As with rugby though, it’s not all about pushing on and looking ahead; you need to be mindful of your surroundings. You sometimes need to withstand and safeguard against external pressures. In a software development environment, there might be live issues, expectations and requirements imposed by the business, or maybe even in some environments, other roles and responsibilities to carry out alongside your Scrum commitments. The team needs to be able work with the Scrum Master to protect the sprint from these outside factors as much as possible.

5. Flankers

The Flankers are in the back row and bind onto the props and second rows on either side of the scrum. They are quick to break away, both in defence, to limit the damage that the opposition can do to their team, and following a successful scrum, to support the scrum half.

Like losing the scrum and having to defend your team from the opposition, an Agile Scrum team needs people who are quick to get out and address any external problems, like live issues, to limit the impact on their team. Similarly, following a successful sprint where the Product Owner is safely in possession of the increment that the sprint produced, that Product Owner may need support and it is important that the Agile Scrum team has the temperament to provide that support, both to their Product Owner and the increment of the product that they have produced.

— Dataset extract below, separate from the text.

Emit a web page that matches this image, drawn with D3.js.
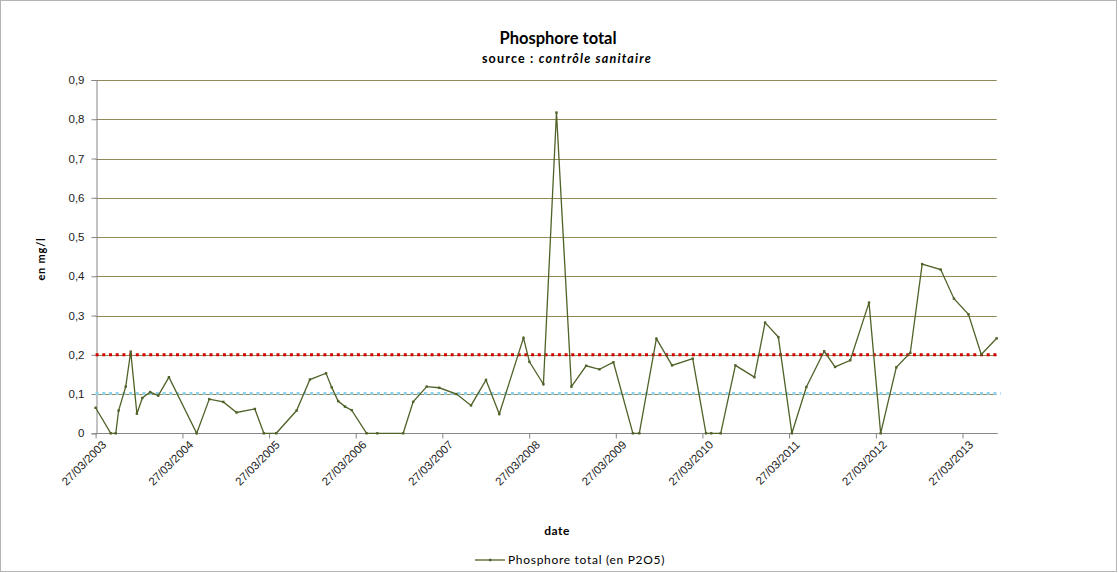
<!DOCTYPE html>
<html>
<head>
<meta charset="utf-8">
<script src="https://cdn.jsdelivr.net/npm/d3@7"></script>
<style>
  body { margin: 0; background: #fff; }
  svg { font-family: Lato, "Open Sans", sans-serif; }
</style>
</head>
<body>
<svg id="chart" width="1118" height="573"></svg>
<script>
// measurement dates (dd/mm/yyyy) and values in mg/l
var dates = ["27/03/2003","30/05/2003","20/06/2003","02/07/2003","01/08/2003","22/08/2003","17/09/2003","10/10/2003","12/11/2003","16/12/2003",
	"30/01/2004","26/05/2004","18/07/2004","15/09/2004","10/11/2004","26/01/2005","05/03/2005","26/04/2005","21/07/2005","15/09/2005",
	"22/11/2005","16/12/2005","12/01/2006","10/02/2006","10/03/2006","12/05/2006","26/06/2006","13/10/2006","24/11/2006","20/01/2007",
	"14/03/2007","26/05/2007","26/07/2007","27/09/2007","22/11/2007","03/03/2008","28/03/2008","26/05/2008","20/07/2008","21/09/2008",
	"22/11/2008","17/01/2009","17/03/2009","07/06/2009","04/07/2009","14/09/2009","19/11/2009","14/02/2010","11/04/2010","03/05/2010",
	"12/06/2010","13/08/2010","01/11/2010","16/12/2010","10/02/2011","08/04/2011","08/06/2011","22/08/2011","07/10/2011","10/12/2011",
	"27/02/2012","16/04/2012","21/06/2012","19/08/2012","08/10/2012","25/12/2012","19/02/2013","21/04/2013","14/06/2013","18/08/2013"];
var phosphore = [0.065,0,0,0.058,0.119,0.208,0.05,0.09,0.105,0.096,
	0.143,0,0.087,0.08,0.053,0.062,0,0,0.058,0.137,
	0.153,0.117,0.082,0.068,0.059,0,0,0,0.08,0.119,
	0.116,0.1,0.071,0.136,0.049,0.243,0.182,0.125,0.817,0.119,
	0.172,0.163,0.181,0,0,0.241,0.173,0.19,0,0,
	0,0.173,0.143,0.282,0.245,0,0.118,0.209,0.169,0.186,
	0.333,0,0.168,0.205,0.431,0.417,0.343,0.303,0.201,0.242];
var seuilHaut = 0.2;
var seuilBas = 0.1;
var yTicks = [0,0.1,0.2,0.3,0.4,0.5,0.6,0.7,0.8,0.9];
var xTickLabels = ["27/03/2003","27/03/2004","27/03/2005","27/03/2006","27/03/2007","27/03/2008",
	"27/03/2009","27/03/2010","27/03/2011","27/03/2012","27/03/2013"];

(function(){
var parse = d3.timeParse("%d/%m/%Y");
var data = dates.map(function(d,i){ return {date: parse(d), v: phosphore[i]}; });
var xTicks = xTickLabels.map(parse);

var svg = d3.select("#chart");
var pLeft = 95.6, pRight = 996.7, pTop = 80, pBottom = 433.3;

// chart border
svg.append("rect").attr("x",0.5).attr("y",0.5).attr("width",1116).attr("height",571)
	.attr("fill","#fff").attr("stroke","#b3b3b3");

var x = d3.scaleTime().domain([data[0].date, data[data.length-1].date]).range([pLeft, pRight]);
var y = d3.scaleLinear().domain([0,0.9]).range([pBottom, pTop]);

// gridlines
svg.append("g").selectAll("line").data(yTicks.slice(1)).join("line")
	.attr("x1",pLeft).attr("x2",pRight)
	.attr("y1",function(d){ return Math.round(y(d))+0.5; })
	.attr("y2",function(d){ return Math.round(y(d))+0.5; })
	.attr("stroke","#8f8a57").attr("stroke-width",1);

// y axis
var yAxis = svg.append("g").attr("transform","translate("+(Math.round(pLeft)+0.5)+",0)")
	.call(d3.axisLeft(y).tickValues(yTicks).tickSize(5).tickPadding(7)
		.tickFormat(function(d){ return d===0 ? "0" : d3.format(".1f")(d).replace(".",","); }));
yAxis.select(".domain").attr("stroke","#868686");
yAxis.selectAll(".tick line").attr("stroke","#868686");
yAxis.selectAll("text").attr("font-size",11.5).attr("fill","#222");

// x axis
var xAxis = svg.append("g").attr("transform","translate(0,"+(Math.round(pBottom)+0.5)+")")
	.call(d3.axisBottom(x).tickValues(xTicks).tickSize(5).tickFormat(function(d,i){ return xTickLabels[i]; }));
xAxis.select(".domain").attr("stroke","#868686").attr("d","M"+pLeft+",0H"+(pRight+1));
xAxis.selectAll(".tick line").attr("stroke","#868686");
xAxis.selectAll("text").attr("font-size",11.5).attr("fill","#222")
	.attr("text-anchor","end").attr("dy",0).attr("y",0)
	.attr("transform","translate(11,12) rotate(-45)");

// threshold lines
svg.append("line").attr("x1",pLeft).attr("x2",pRight+4)
	.attr("y1",y(seuilBas)-0.5).attr("y2",y(seuilBas)-0.5)
	.attr("stroke","#8fd0e6").attr("stroke-width",3).attr("stroke-dasharray","3,3.7");
svg.append("line").attr("x1",pLeft).attr("x2",pRight+2)
	.attr("y1",y(seuilHaut)).attr("y2",y(seuilHaut))
	.attr("stroke","#d40000").attr("stroke-width",3).attr("stroke-dasharray","3,3.7");

// data line
var line = d3.line().x(function(d){ return x(d.date); }).y(function(d){ return y(d.v); });
svg.append("path").datum(data).attr("d",line)
	.attr("fill","none").attr("stroke","#4f6228").attr("stroke-width",1.3);
svg.append("g").selectAll("rect").data(data).join("rect")
	.attr("x",function(d){ return x(d.date)-1.2; }).attr("y",function(d){ return y(d.v)-1.2; })
	.attr("width",2.4).attr("height",2.4).attr("fill","#4f6228");

// titles
svg.append("text").attr("x",558).attr("y",44).attr("text-anchor","middle")
	.attr("font-size",16.5).attr("font-weight","bold").text("Phosphore total");
var sub = svg.append("text").attr("x",567).attr("y",63).attr("text-anchor","middle")
	.attr("font-size",12.5).attr("font-weight","bold").attr("letter-spacing",1.2);
sub.append("tspan").text("source : ");
sub.append("tspan").attr("font-style","italic").text("contrôle sanitaire");

svg.append("text").attr("transform","translate(45,259) rotate(-90)").attr("text-anchor","middle")
	.attr("font-size",11).attr("font-weight","bold").attr("letter-spacing",0.8).text("en mg/l");
svg.append("text").attr("x",557).attr("y",535).attr("text-anchor","middle")
	.attr("font-size",12).attr("font-weight","bold").attr("letter-spacing",0.5).text("date");

// legend
var lg = svg.append("g").attr("transform","translate(475,560)");
lg.append("line").attr("x1",0).attr("x2",30).attr("y1",0).attr("y2",0)
	.attr("stroke","#4f6228").attr("stroke-width",1.3);
lg.append("rect").attr("x",14).attr("y",-1.2).attr("width",2.4).attr("height",2.4).attr("fill","#4f6228");
lg.append("text").attr("x",33).attr("y",4).attr("font-size",12).attr("letter-spacing",0.7)
	.text("Phosphore total (en P2O5)");
})();
</script>
</body>
</html>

As well as sharing traits with the other positions in the scrum, such as strength and endurance, Flankers also possess speed and a competitive edge. Any Agile Scrum team will testify that the quicker members of the team are a real asset, and harnessing friendly competition amongst a team (to the right degree) can also bring out the best in them.

6. Number 8

The Number 8 has the responsibility of securing possession at the base of the scrum and ensuring that the ball is available for the scrum half to pick up cleanly. As such, the Number 8 has good awareness and knows where their team-mates are.

The Agile Scrum team needs to take responsibility for ensuring that the increment of their product is ready to be handed back to the Product Owner in an acceptable and useable state.

Throughout a sprint, there are a lot of ‘moving parts’ and the team needs to have an element of being aware of each other, both in terms of progress and morale. If the team is not doing this, then it is arguably not self-managing.

Another key feature of the Number 8 is their size: they are big. You may be familiar with the term ‘heavyweight developer’; having one of these in your Agile Scrum team certainly doesn’t go amiss.

But what about the Scrum Master?

I think any Scrum professional will agree that, when we talk about a Scrum Master, we are talking about a referee. They are concerned with overseeing that the rules of Scrum are observed, like a referee only cares about the rules of the game.

A Scrum Master should be able to do their job in any industry with any team. A referee will be working with different sets of people from week to week, and this variation does not impact on their ability to do their job.

For both the Scrum Master and the referee, the constant is the rules that they are governing and facilitating.


The first point of the Agile manifesto calls for “Individuals and interactions”. Whilst, on first glance, rugby in open play seems to be a much more suited metaphor for this than the rugby scrum, on closer inspection there are actually several similarities between the traits, temperaments and characters of a successful rugby scrum and Agile Scrum team. Without individuals interacting as outlined in this blog, either type of scrum team could fall apart, and nobody wants a collapsed scum.